Breakdance trifft Bach: Da steht die Tonhalle kopf

Die „Flying Steps“ gastieren noch bis Samstag in Düsseldorf. Die Premiere am Mittwoch riss das Publikum von den Sitzen.

Düsseldorf. Endlich sind sie da. Die sechs Jungs, die sich mit Breakdance ihren Reim auf das „Wohltemperierte Klavier“ von Bach machen. Die Flying Steps sind auf Europa-Tournee, von Ankara bis Zürich. Nun entfachen die vierfachen Weltmeister auch am Rhein ein wahres Breakdance-Fieber. Zumindest bei der Premiere stand die Tonhalle am Mittwoch Kopf.

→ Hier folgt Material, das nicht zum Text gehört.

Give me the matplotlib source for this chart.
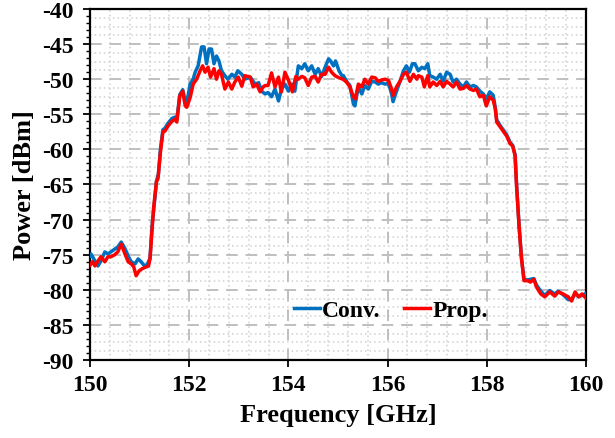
import matplotlib
matplotlib.use("Agg")
import matplotlib.pyplot as plt
import numpy as np

# Frequência (GHz) e potência (dBm)
freq_conv = [150.00, 150.02, 150.10, 150.16, 150.22, 150.30, 150.36, 150.42, 150.50, 150.56,
             150.63, 150.71, 150.77, 150.83, 150.91, 150.97, 151.03, 151.11, 151.16, 151.21,
             151.25, 151.30, 151.34, 151.38, 151.42, 151.47, 151.51, 151.57, 151.65, 151.71,
             151.75, 151.81, 151.87, 151.92, 151.96, 152.02, 152.08, 152.12, 152.18, 152.25,
             152.30, 152.35, 152.40, 152.45, 152.50, 152.55, 152.60, 152.65, 152.72, 152.78,
             152.86, 152.92, 152.98, 153.06, 153.12, 153.23, 153.33, 153.40, 153.46, 153.53,
             153.59, 153.66, 153.73, 153.80, 153.86, 153.93, 154.00, 154.07, 154.13, 154.20,
             154.27, 154.33, 154.40, 154.47, 154.54, 154.60, 154.67, 154.74, 154.81, 154.85,
             154.91, 154.95, 155.02, 155.08, 155.11, 155.18, 155.24, 155.31, 155.34, 155.41,
             155.48, 155.54, 155.61, 155.68, 155.75, 155.81, 155.88, 155.95, 156.02, 156.08,
             156.11, 156.18, 156.25, 156.32, 156.38, 156.44, 156.50, 156.55, 156.62, 156.69,
             156.75, 156.81, 156.85, 156.92, 156.99, 157.06, 157.12, 157.19, 157.26, 157.32,
             157.39, 157.46, 157.53, 157.59, 157.66, 157.73, 157.79, 157.86, 157.93, 157.99,
             158.06, 158.13, 158.17, 158.20, 158.27, 158.33, 158.40, 158.47, 158.52, 158.57,
             158.60, 158.65, 158.70, 158.75, 158.82, 158.88, 158.95, 159.00, 159.09, 159.17,
             159.27, 159.37, 159.44, 159.54, 159.64, 159.71, 159.78, 159.85, 159.92, 160.00]
power_conv = [-75.2, -74.9, -75.9, -76.6, -75.9, -74.6, -74.9, -74.6, -74.2, -73.9,
              -73.2, -74.2, -75.2, -76.0, -76.3, -75.6, -76.0, -76.7, -76.3, -75.5,
              -71.0, -67.5, -64.5, -63.5, -60.0, -57.2, -57.0, -56.3, -55.6, -55.4,
              -55.8, -52.2, -51.5, -53.2, -53.0, -50.7, -50.0, -49.0, -48.1, -45.4,
              -45.4, -47.8, -45.7, -45.7, -47.8, -46.7, -47.4, -48.8, -49.5, -50.0,
              -49.3, -49.7, -48.8, -49.3, -50.0, -49.7, -50.7, -50.5, -51.7, -52.1,
              -51.9, -52.5, -51.4, -53.1, -51.4, -50.7, -51.7, -50.7, -51.7, -48.1,
              -48.5, -47.8, -48.8, -48.1, -49.3, -48.5, -49.6, -48.3, -47.1, -47.4,
              -48.1, -47.4, -48.8, -49.5, -49.5, -50.4, -50.9, -53.5, -53.8, -51.1,
              -52.1, -50.9, -51.4, -50.3, -50.4, -50.7, -50.5, -50.7, -50.6, -52.1,
              -53.2, -51.7, -50.3, -48.8, -48.1, -49.0, -47.8, -47.8, -48.8, -48.3,
              -48.5, -47.8, -49.5, -49.7, -50.0, -49.3, -50.3, -49.0, -49.3, -50.4,
              -50.0, -50.7, -51.1, -50.4, -51.1, -50.9, -51.1, -51.7, -52.1, -52.8,
              -51.8, -52.3, -54.0, -55.8, -56.6, -57.2, -57.9, -59.0, -59.4, -60.7,
              -65.0, -70.8, -75.5, -78.5, -78.6, -78.5, -78.4, -79.3, -80.2, -80.8,
              -80.1, -80.6, -80.2, -80.7, -81.4, -81.4, -80.5, -81.0, -80.8, -80.5]

freq_prop = [150.00, 150.05, 150.10, 150.16, 150.22, 150.30, 150.36, 150.42, 150.50, 150.56,
             150.63, 150.71, 150.77, 150.83, 150.88, 150.93, 150.99, 151.05, 151.11, 151.18,
             151.21, 151.28, 151.34, 151.37, 151.42, 151.47, 151.51, 151.57, 151.65, 151.71,
             151.75, 151.81, 151.87, 151.92, 151.95, 152.02, 152.08, 152.15, 152.22, 152.27,
             152.32, 152.38, 152.43, 152.50, 152.55, 152.60, 152.65, 152.72, 152.79, 152.86,
             152.92, 152.99, 153.06, 153.12, 153.23, 153.29, 153.36, 153.43, 153.49, 153.53,
             153.59, 153.66, 153.73, 153.80, 153.86, 153.93, 154.01, 154.08, 154.15, 154.20,
             154.27, 154.33, 154.40, 154.47, 154.54, 154.60, 154.67, 154.74, 154.81, 154.87,
             154.94, 155.02, 155.10, 155.17, 155.24, 155.31, 155.35, 155.41, 155.48, 155.54,
             155.61, 155.68, 155.75, 155.81, 155.88, 155.95, 156.02, 156.08, 156.11, 156.18,
             156.25, 156.32, 156.38, 156.45, 156.52, 156.59, 156.62, 156.69, 156.74, 156.81,
             156.85, 156.92, 156.99, 157.06, 157.12, 157.19, 157.26, 157.32, 157.39, 157.46,
             157.53, 157.59, 157.66, 157.73, 157.79, 157.86, 157.93, 157.99, 158.06, 158.13,
             158.17, 158.20, 158.27, 158.33, 158.40, 158.47, 158.52, 158.57, 158.60, 158.65,
             158.70, 158.75, 158.82, 158.88, 158.95, 159.00, 159.09, 159.17, 159.27, 159.37,
             159.44, 159.54, 159.64, 159.71, 159.78, 159.85, 159.92, 160.00]
power_prop = [-76.5, -76.0, -76.6, -75.9, -75.3, -76.0, -75.3, -75.3, -75.0, -74.6,
              -73.5, -75.0, -76.0, -76.3, -76.7, -78.0, -77.3, -77.0, -76.8, -76.6,
              -75.6, -68.5, -64.6, -64.2, -60.4, -57.5, -57.4, -56.7, -56.0, -55.7,
              -56.1, -52.4, -51.7, -53.8, -54.0, -52.6, -50.7, -50.0, -48.8, -48.1,
              -49.0, -48.3, -49.7, -48.5, -50.0, -48.8, -49.3, -51.4, -50.4, -51.4,
              -50.4, -49.7, -51.0, -49.5, -49.7, -51.1, -50.7, -51.8, -51.1, -50.9,
              -50.9, -49.1, -51.1, -49.7, -51.8, -49.0, -50.3, -51.8, -49.6, -50.0,
              -49.6, -49.8, -50.9, -49.7, -49.6, -50.4, -49.3, -49.3, -48.3, -49.0,
              -49.5, -49.8, -50.0, -50.4, -51.1, -52.5, -52.8, -50.7, -51.1, -50.0,
              -50.7, -49.7, -49.8, -50.3, -50.1, -50.0, -50.2, -51.4, -52.3, -51.1,
              -50.3, -49.3, -49.0, -50.3, -49.3, -50.0, -49.5, -49.7, -51.1, -49.5,
              -51.1, -50.4, -50.9, -50.3, -51.1, -50.3, -50.7, -51.1, -50.4, -51.4,
              -51.3, -50.9, -51.4, -51.6, -51.4, -52.5, -52.3, -53.8, -52.5, -53.0,
              -54.2, -56.1, -56.8, -57.4, -58.1, -59.2, -59.5, -60.9, -65.2, -70.9,
              -75.6, -78.7, -78.7, -78.9, -78.5, -79.6, -80.6, -81.0, -80.3, -80.9,
              -80.3, -80.6, -81.0, -81.6, -80.3, -81.0, -80.6, -81.2]

plt.rcParams['font.family'] = ['Liberation Serif', 'DejaVu Serif']
plt.rcParams['font.weight'] = 'bold'
plt.rcParams['axes.unicode_minus'] = False

fig = plt.figure(figsize=(6.15, 4.39), dpi=100)
ax = fig.add_axes([90 / 615, 1 - 361 / 439, 496 / 615, 351 / 439])

# Grelha: principal tracejada, secundária pontilhada
for x in np.arange(150, 160.01, 0.4):
    if abs(x - round(x / 2) * 2) > 1e-6:
        ax.axvline(x, color='#d0d0d0', linestyle=(0, (1, 2)), linewidth=1.1, zorder=0)
for y in np.arange(-90, -39.9, 1.25):
    if abs(y - round(y / 5) * 5) > 1e-6:
        ax.axhline(y, color='#d0d0d0', linestyle=(0, (1, 2)), linewidth=1.1, zorder=0)
ax.grid(True, which='major', color='#bfbfbf', linestyle=(0, (6, 4)), linewidth=1.4, zorder=0)
ax.set_axisbelow(True)

ax.plot(freq_conv, power_conv, color='#0070c0', linewidth=2.5, label='Conv.', zorder=3)
ax.plot(freq_prop, power_prop, color='#ff0000', linewidth=2.5, label='Prop.', zorder=4)

ax.set_xlim(150, 160)
ax.set_ylim(-90, -40)
ax.set_xticks(np.arange(150, 161, 2))
ax.set_yticks(np.arange(-90, -39, 5))
ax.set_yticks(np.arange(-90, -39, 1), minor=True)
ax.tick_params(axis='both', which='major', labelsize=17, direction='out', length=5, width=1.3)
ax.tick_params(axis='y', which='minor', direction='out', length=3, width=1.0)
ax.tick_params(axis='y', pad=7)
ax.tick_params(axis='x', pad=5)
for s in ax.spines.values():
    s.set_linewidth(1.6)

ax.set_xlabel('Frequency [GHz]', fontsize=19, fontweight='bold', labelpad=6)
ax.set_ylabel('Power [dBm]', fontsize=19, fontweight='bold', labelpad=4)

ax.legend(loc='center', bbox_to_anchor=(0.607, 0.142), ncol=2, frameon=False,
          prop={'size': 17, 'weight': 'bold'}, handlelength=1.1, handletextpad=0.1,
          columnspacing=1.0)

plt.savefig('out.png', dpi=100)
plt.close()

In Baseball-Kappen, Sneakers, T-Shirts und weiten Hosen feierten knapp 1400 Amateur-Breakdancer, Hip-Hopper und solche, die’s noch werden wollen, die Berliner Akrobaten. Pfeifen, Johlen und stehende Ovationen belohnten die lässigen Tänzer am Ende mit artistischen Zugaben. Für viele hätte es Stunden so weiter gehen können, doch der Mazedonier Gengis, der Schweizer Benny und der in Berlin geborene Khaled waren nach 70 Minuten der Erschöpfung nah.

Die Flying Bach-Show, in der sie jeden Takt und jeden Triller sichtbar machen — im rasenden Presto oder gedehnten Adagio — war in Teilen bereits in diesem Jahr beim Eurovision Song Contest zu sehen. Und machte Furore. Doch dieses Gastspiel sprach sich auch bei Klassikfans herum; denn schon 2010 erhielten die „Fliegenden Schritte“ für ihre spektakuläre Show nicht etwa einen Pop-Musikpreis, sondern den Echo-Klassik.

Gemeinsam feierten daher jetzt mehrere Generationen die erfrischende Verbindung zwischen ehemaliger Straßen- und hehrer Hochkultur. In dem ‚fliegenden Bach’ rucken und zucken sie im Takt von Klavier und Cembalo mit Armen und Beinen, moonwalken, drehen minutenlang Pirouetten — stehen dabei auf dem Kopf, auf einer Schulter oder nur auf einer Hand. Oder sie verdrehen und spreizen ihre Beine in atemberaubendem Tempo — Bewegungen, die an Windmühlen oder Schiffsschrauben erinnern.

Für Düsseldorf waren zunächst nur zwei Abende vorgesehen. Doch nach dem Auftakt im August in Bonn stiegen die Schwarzmarktpreise in hohe dreistellige Zahlen. Um Preistreiberei zu verhindern, entschied sich Tonhallen-Betriebsdirektor Martin Witkowski zwei weitere Termine anzusetzen. Folge: Auch diese Vorstellungen waren im Nu ausverkauft.

Der besondere Reiz in der Tonhalle liegt in ihrer ausgetüftelten Lichtregie. Zunächst treten die Breakdancer in mitternachtsblauer Kulisse auf, die sich in der Liebesszene zwischen einer Ballerina und dem Pirouettenwunder Khaled plötzlich in einen glitzernden Sternenhimmel verwandelt. Im Finale, bei Bachs majestätischer Orgel-Toccata und Fuge, wirbeln sie in einer finsteren Kathedrale, die spärlich von einem Lichterkranz in der Kuppel beleuchtet wird.